Understanding Sex Addiction: A Guide for Partners

If you have determined, either through a partner’s admission or your own investigation, that your spouse is a sex addict, you are, no doubt, experiencing the pain and emotional upheaval of betrayal, fear and uncertainty. What happens next? Is the relationship ruined? Is it possible to overcome the addiction, the betrayal and the brokenness? Before taking drastic action, it is important to understand a few things about sex addiction, how your partner’s behavior relates to you, and what you can do.

It’s Not About You

This is the first thing to understand. Though the behavior directly impacts you because of your emotional connection to your partner, it is necessary to separate the addiction from your relationship and see it in its own context. While your partner’s sex addiction and the behaviors that have resulted from it have violated the trust and commitment you thought you shared, the behavior itself is not intended to hurt you. It isn’t about you at all. A sex addict is operating from the basis of addiction, not logic or reasoned emotions. The addict may not want to hurt you, but cannot avoid engaging in the behavior that ensures you will indeed be hurt and betrayed. Such is the nature of addiction—there is no reason, there is no resolve, there is only fulfillment of an urge that cannot be ignored.

Yes, it is betrayal, and yes, you have the right to be angry and hurt. But the sex addiction of your spouse or significant other is not intended to be an act of malice. It is also not your fault. Your spouse’s sex addiction has nothing to do with your physical attractiveness or sex appeal, the quality of your sexual life or frequency of intercourse, or any other perceived failing of the relationship. It is an addiction. And with addiction comes the loss of all reason, good judgment, and even the ability to act on what one knows and wants to do.

It’s Not About the Other

If your partner’s sexual misconduct has involved engagement with another person such as a lover or prostitute, it is also important to understand that it is not about that other person either, which is to say, it is not that the addict prefers the other lover to you. Again, the addiction drives addicts to a behavior that they cannot stop. While it is nearly impossible to not take this behavior and betrayal personally, it really is not about wanting, desiring, or loving the other person more than you, it is about the physical compulsion to act on an uncontrollable mental obsession. The other person is merely a vehicle for the exercise of the addiction.

It’s Not About the Sex

For the sex addict, it isn’t about the sex at all. Many actually come to hate sex; it becomes an evil and exacting taskmaster constantly coercing addicts to jeopardize everything they hold dear for the conquest, for the release, for the high that becomes impossible to resist. Sex addicts are not people who simply like sex a lot. Nor are they people who have no sense of right or wrong when it comes to sex.

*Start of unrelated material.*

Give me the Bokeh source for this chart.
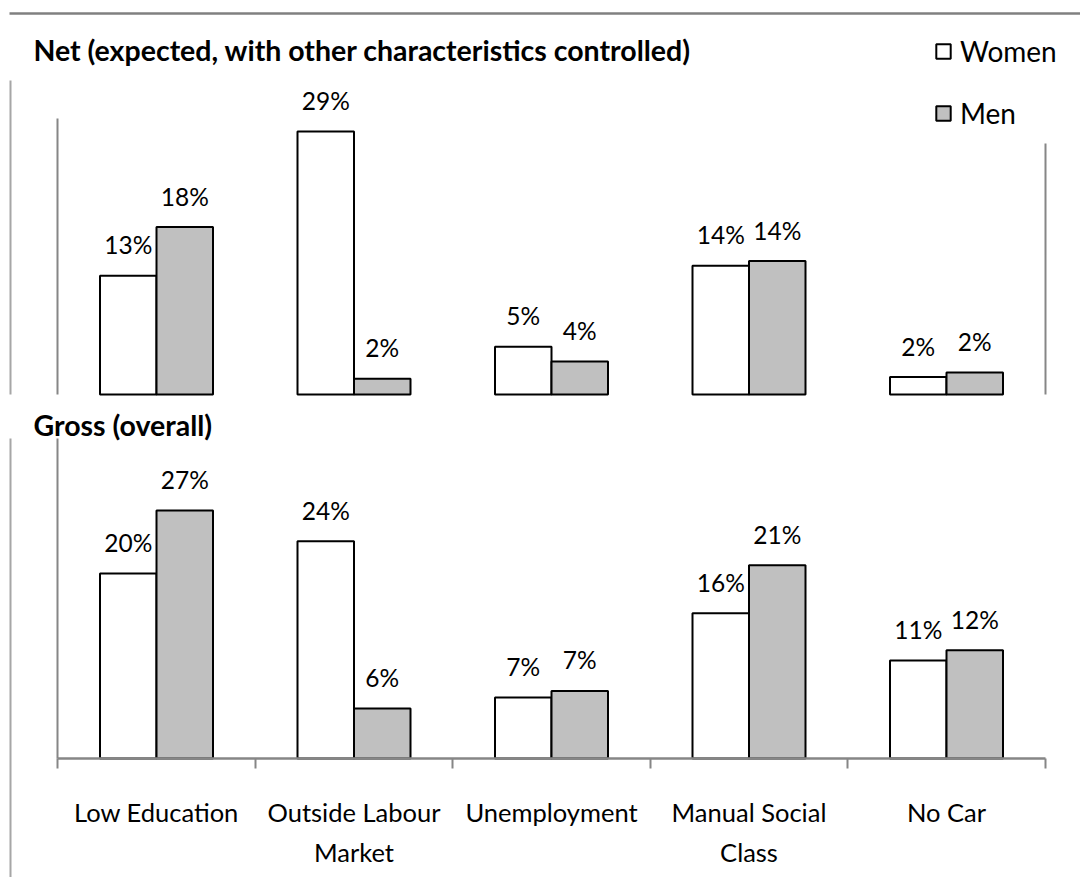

Society ties sexual conduct tightly to morality, but in the case of addiction, a lack of morality cannot be blamed any more than a person’s cancer can be attributed to bad morals or low standards. Addiction is a disease and the addict has fully lost control. The luxury of choice is gone. The addict’s behavior may be deeply hurtful and constitute betrayal against a spouse, but it is important to remember that the person is deeply ill and deeply wounded. Sex has become a coping mechanism in a hostile, unmanageable world.

Restoration Is Possible

Despite the emotional and/or physical infidelity, the betrayal, and the deep brokenness of the relationship, it is important to know that all hope is not lost. These relationships can be restored. However, there is no denying that it is a long road ahead with perhaps more pain yet to come. Restoration happens when the sex addict becomes willing—willing to admit this is more than just a minor issue or weakness, it is an addiction. When the addict accepts the need for help and a program of recovery, he or she is exemplifying a desire to seek the recovery of the relationship as well.

You cannot force addicts to this place of willingness. They must pursue their own freedom from bondage. No amount of threats or ultimatums will eradicate the obsession or halt the compulsion. Patience and time are required, but you will have to set a boundary around how long you will wait for the addict to make that decision.